Cachalot échoué : Le crash du géant
5 juin 2012 - NatureNo Comment   //   1770 Views   //   N°: 29

Les compétences de l’association CétaMada ont été à nouveau mises à rude épreuve le 18 mars dernier, après l’échouage d’un cachalot de 9 m 50 sur la côte est de Sainte-Marie. Il s’agissait cette fois d’un animal mort, d’où une attention redoublée des intervenants en raison du risque de santé publique que ce type d’échouage peut constituer. 

Il est 8 h 15, ce 18 mars, lorsque Arnaud Dheilly, gérant de l’hôtel Boraha Village, est alerté par un piroguier qu’une « grosse masse brune » flotte devant le ponton de sa propriété d’Ambodiforaha. Sans doute une trozona (baleine). L’île est sur la route de leur longue migration qui les conduit chaque année de l’Antarctique aux Mascareignes, et vice-versa, et lui-même est un membre actif de CétaMada, une association engagée depuis mai 2009 dans la protection des mammifères marins autour de Madagascar.

Lorsqu’il arrive sur les lieux, une chose l’étonne. D’habitude, ce sont des baleines à bosse qui longent la côte et parfois s’échouent dans la mangrove, mais là, de toute évidence, il s’agit d’un cachalot (Physeter macrocephalus), reconnaissable à son énorme tête parallélépipédique. Ni plus ni moins que la baleine de Moby Dick… l’un des plus gros cétacés du globe, pouvant atteindre les 20 mètres à l’âge adulte, 57 tonnes bien pesées ! Celui-ci en l’occurrence ne mesure que 9 m 50, et d’évidence il est mort. « On suppose qu’il est resté plus de deux semaines dans l’eau après son décès. Il était très abîmé, sa caudale (queue) manquait et il dégageait de fortes odeurs de décomposition », explique Sophia Rakotoharimalala, la directrice de CetaMada, qui est aussitôt alertée.
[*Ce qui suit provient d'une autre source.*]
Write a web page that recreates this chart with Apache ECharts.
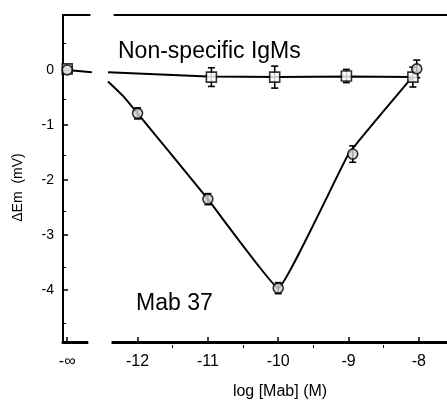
<!DOCTYPE html>
<html>
<head>
<meta charset="utf-8">
<script src="https://cdn.jsdelivr.net/npm/echarts@6/dist/echarts.min.js"></script>
<style>
  html, body { margin: 0; background: #fff; }
  #chart { width: 447px; height: 405px; }
</style>
</head>
<body>
<div id="chart"></div>
<script>
// -13 stands in for the "-∞" (no antibody) column
const NEG_INF = -13;

const xTicks = [-13, -12, -11, -10, -9, -8];
const xMinorTicks = [-11.5, -10.5, -9.5, -8.5];
const yTicks = [0, -1, -2, -3, -4];
const yMinorTicks = [0.5, -0.5, -1.5, -2.5, -3.5, -4.5];

// Mab 37 (circles)
const mabX = [-13, -12, -11, -10, -8.94, -8.03];
const mabY = [0, -0.79, -2.35, -3.97, -1.53, 0.02];
const mabErr = [0, 0.1, 0.1, 0.1, 0.15, 0.16];

// Non-specific IgMs (squares)
const nsX = [-13, -10.95, -10.05, -9.03, -8.085];
const nsY = [0.02, -0.13, -0.13, -0.11, -0.13];
const nsErr = [0, 0.17, 0.2, 0.12, 0.18];

// fitted curves as drawn in the figure (null = axis break)
const mabFitX = [-13, -12.65, null, -12.42, -12.2, -12, -11, -10, -9, -8.1];
const mabFitY = [0, -0.04, null, -0.21, -0.48, -0.79, -2.35, -3.97, -1.53, -0.14];
const nsFitX = [-12.42, -11, -10, -9, -8.1];
const nsFitY = [-0.04, -0.12, -0.13, -0.12, -0.13];

const FONT = "'Liberation Sans', Arial, Helvetica, sans-serif";

const pairs = (xs, ys) => xs.map((x, i) => (x === null ? '-' : [x, ys[i]]));
const triples = (xs, ys, es) =>
  xs.map((x, i) => [x, ys[i], es[i]]).filter((d) => d[2] > 0);

// vertical error bar with caps
function errRender(params, api) {
  const x = api.value(0), y = api.value(1), e = api.value(2);
  const top = api.coord([x, y + e]);
  const bot = api.coord([x, y - e]);
  const w = 3.5;
  const style = { stroke: '#000', lineWidth: 1.6 };
  return {
    type: 'group',
    children: [
      { type: 'line', shape: { x1: top[0], y1: top[1], x2: bot[0], y2: bot[1] }, style },
      { type: 'line', shape: { x1: top[0] - w, y1: top[1], x2: top[0] + w, y2: top[1] }, style },
      { type: 'line', shape: { x1: bot[0] - w, y1: bot[1], x2: bot[0] + w, y2: bot[1] }, style },
    ],
  };
}

const chart = echarts.init(document.getElementById('chart'));

const X_MIN = -13.06, X_MAX = -7.6;
const Y_MIN = -4.95, Y_MAX = 1;
const GRID = { left: 63, right: 0, top: 15, bottom: 57 };

chart.setOption({
  animation: false,
  backgroundColor: '#fff',
  // grid 1 sits exactly on grid 0 and only carries the minor ticks
  grid: [GRID, GRID],
  xAxis: [
    {
      type: 'value', gridIndex: 0, position: 'bottom', min: X_MIN, max: X_MAX,
      axisLine: { onZero: false, lineStyle: { color: '#000', width: 3 } },
      axisTick: { inside: true, length: 5, customValues: xTicks, lineStyle: { color: '#000', width: 1.5 } },
      axisLabel: {
        customValues: xTicks, margin: 12, color: '#000', fontSize: 16, fontFamily: FONT,
        formatter: (v) => (v === NEG_INF ? '-∞' : String(v)),
      },
      splitLine: { show: false },
      name: 'log [Mab] (M)', nameLocation: 'middle', nameGap: 42,
      nameTextStyle: { color: '#000', fontSize: 16, fontFamily: FONT, padding: [0, 0, 0, 50] },
    },
    {
      type: 'value', gridIndex: 0, position: 'top', min: X_MIN, max: X_MAX,
      axisLine: { onZero: false, lineStyle: { color: '#000', width: 2 } },
      axisTick: { show: false },
      axisLabel: { show: false },
      splitLine: { show: false },
    },
    {
      type: 'value', gridIndex: 1, position: 'bottom', min: X_MIN, max: X_MAX,
      axisLine: { show: false, onZero: false },
      axisTick: { inside: true, length: 3, customValues: xMinorTicks, lineStyle: { color: '#000', width: 1 } },
      axisLabel: { show: false },
      splitLine: { show: false },
    },
  ],
  yAxis: [
    {
      type: 'value', gridIndex: 0, position: 'left', min: Y_MIN, max: Y_MAX,
      axisLine: { show: true, onZero: false, lineStyle: { color: '#000', width: 2 } },
      axisTick: { show: true, inside: true, length: 5, customValues: yTicks, lineStyle: { color: '#000', width: 1.5 } },
      axisLabel: { customValues: yTicks, margin: 9, color: '#000', fontSize: 14, fontFamily: FONT },
      splitLine: { show: false },
      name: 'ΔEm  (mV)', nameLocation: 'middle', nameGap: 38, nameRotate: 90,
      nameTextStyle: { color: '#000', fontSize: 14, fontFamily: FONT, padding: [0, 18, 0, 0] },
    },
    {
      type: 'value', gridIndex: 1, position: 'left', min: Y_MIN, max: Y_MAX,
      axisLine: { show: false, onZero: false },
      axisTick: { show: true, inside: true, length: 3, customValues: yMinorTicks, lineStyle: { color: '#000', width: 1 } },
      axisLabel: { show: false },
      splitLine: { show: false },
    },
  ],
  series: [
    {
      name: 'Mab 37 fit', type: 'line', data: pairs(mabFitX, mabFitY),
      smooth: 0.08, showSymbol: false, connectNulls: false,
      lineStyle: { color: '#000', width: 2 }, z: 2,
    },
    {
      name: 'Non-specific fit', type: 'line', data: pairs(nsFitX, nsFitY),
      smooth: false, showSymbol: false,
      lineStyle: { color: '#000', width: 2 }, z: 2,
    },
    { type: 'custom', renderItem: errRender, data: triples(mabX, mabY, mabErr), z: 3 },
    { type: 'custom', renderItem: errRender, data: triples(nsX, nsY, nsErr), z: 3 },
    {
      name: 'Non-specific IgMs', type: 'scatter', data: pairs(nsX, nsY),
      symbol: 'rect', symbolSize: 10,
      itemStyle: { color: '#fff', borderColor: '#000', borderWidth: 1.6 }, z: 4,
    },
    {
      name: 'Mab 37', type: 'scatter', data: pairs(mabX, mabY),
      symbol: 'circle', symbolSize: 10,
      itemStyle: { color: '#d4d4d4', borderColor: '#000', borderWidth: 1.6 }, z: 5,
    },
    // empty series so grid 1 has a coordinate system of its own
    { type: 'scatter', xAxisIndex: 2, yAxisIndex: 1, data: [] },
  ],
});

// breaks in the bottom axis and top frame, plus the in-plot labels
const px = (v) => chart.convertToPixel({ xAxisIndex: 0 }, v);
const py = (v) => chart.convertToPixel({ yAxisIndex: 0 }, v);
const yb = py(Y_MIN), yt = py(Y_MAX);
chart.setOption({
  graphic: [
    { type: 'rect', shape: { x: px(-12.7), y: yb - 3, width: px(-12.37) - px(-12.7), height: 6 },
      style: { fill: '#fff' }, z: 100 },
    { type: 'rect', shape: { x: px(-12.67), y: yt - 3, width: px(-12.34) - px(-12.67), height: 6 },
      style: { fill: '#fff' }, z: 100 },
    { type: 'text', x: 118, y: 52, z: 100,
      style: { text: 'Non-specific IgMs', font: '23px ' + FONT, fill: '#000', verticalAlign: 'middle' } },
    { type: 'text', x: 136, y: 304, z: 100,
      style: { text: 'Mab 37', font: '23px ' + FONT, fill: '#000', verticalAlign: 'middle' } },
  ],
});
</script>
</body>
</html>
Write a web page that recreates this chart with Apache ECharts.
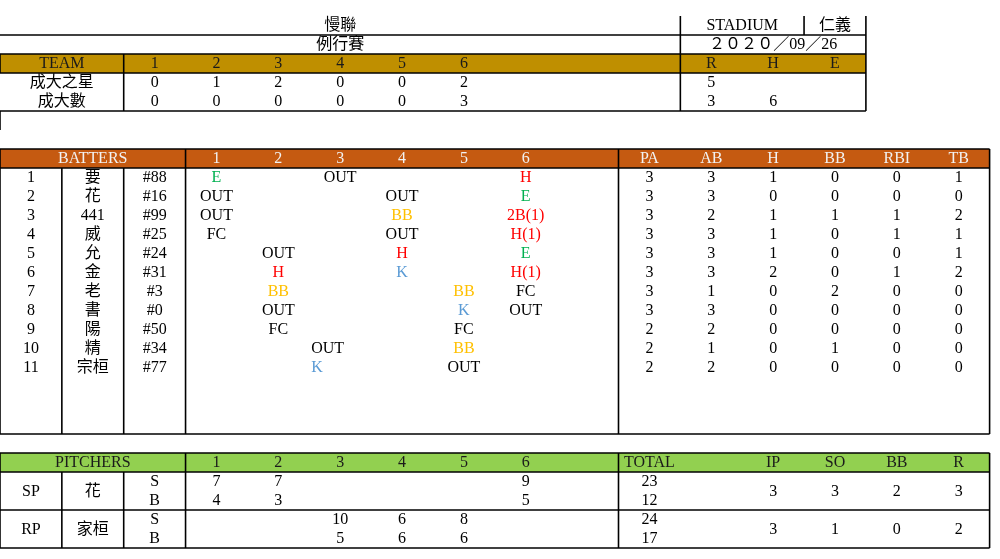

L’échouage d’un mammifère marin déclenche à chaque fois une procédure rigoureuse, surtout lorsque l’animal est mort, comme c’est le cas ici. « Les risques de contamination par des bactéries sont réels », explique la biologiste. Fort heureusement, son état de putréfaction avancée a dissuadé les habitants de l’île de consommer sa chair.

Tout au plus ont-ils tenté de récupérer son huile qui peut se monnayer jusqu’à 60 000 ariary le litre, un vrai pactole ! « Le mauvais état du cétacé rend encore plus difficile l’identification des causes exactes de sa mort », regrette Sophia Rakotoharimalala. Il peut aussi bien s’agir d’une collision accidentelle avec un navire que d’un empoisonnement dans des eaux polluées, loin de Sainte-Marie. À moins qu’il ne se soit laissé prendre dans des filets de pêche de navires, quelque part le long de la route de sa longue migration. Le mystère reste entier.

« On a relevé des traces de morsures, mais elles ont dû être infligées post-mortem, car il est impossible qu’un cachalot de cette taille ait été tué par des requins. » Des échantillons de peau et de gras ont également été prélevés pour être envoyés à l’Université de Brest, via l’Institut Pasteur. Ils enrichiront une base de données qui ne cesse de se développer au niveau mondial, permettant une meilleure connaissance de l’écosystème marin et des populations baleinières.

L’élimination de la carcasse est une opération tout aussi sensible. « Généralement on l’enterre pour que le squelette soit plus tard exhumé à des fins scientifiques », explique Sophia Rakotoharimalala. L’animal a donc été porté dans un endroit sûr, non loin de l’hôtel.

Vu sa taille, il a fallu le découper en trois morceaux, avec pas moins d’une centaine de personnes pour le transporter. Chassés pour leur huile qui servait notamment de combustible d’éclairage, les cachalots, espèce protégée depuis seulement 1985, ne seraient plus que de 360 000 dans les mers du globe, quatre fois moins qu’il y a deux siècles. C’est dire que la mort d’un de leurs représentants n’est jamais à prendre à la légère.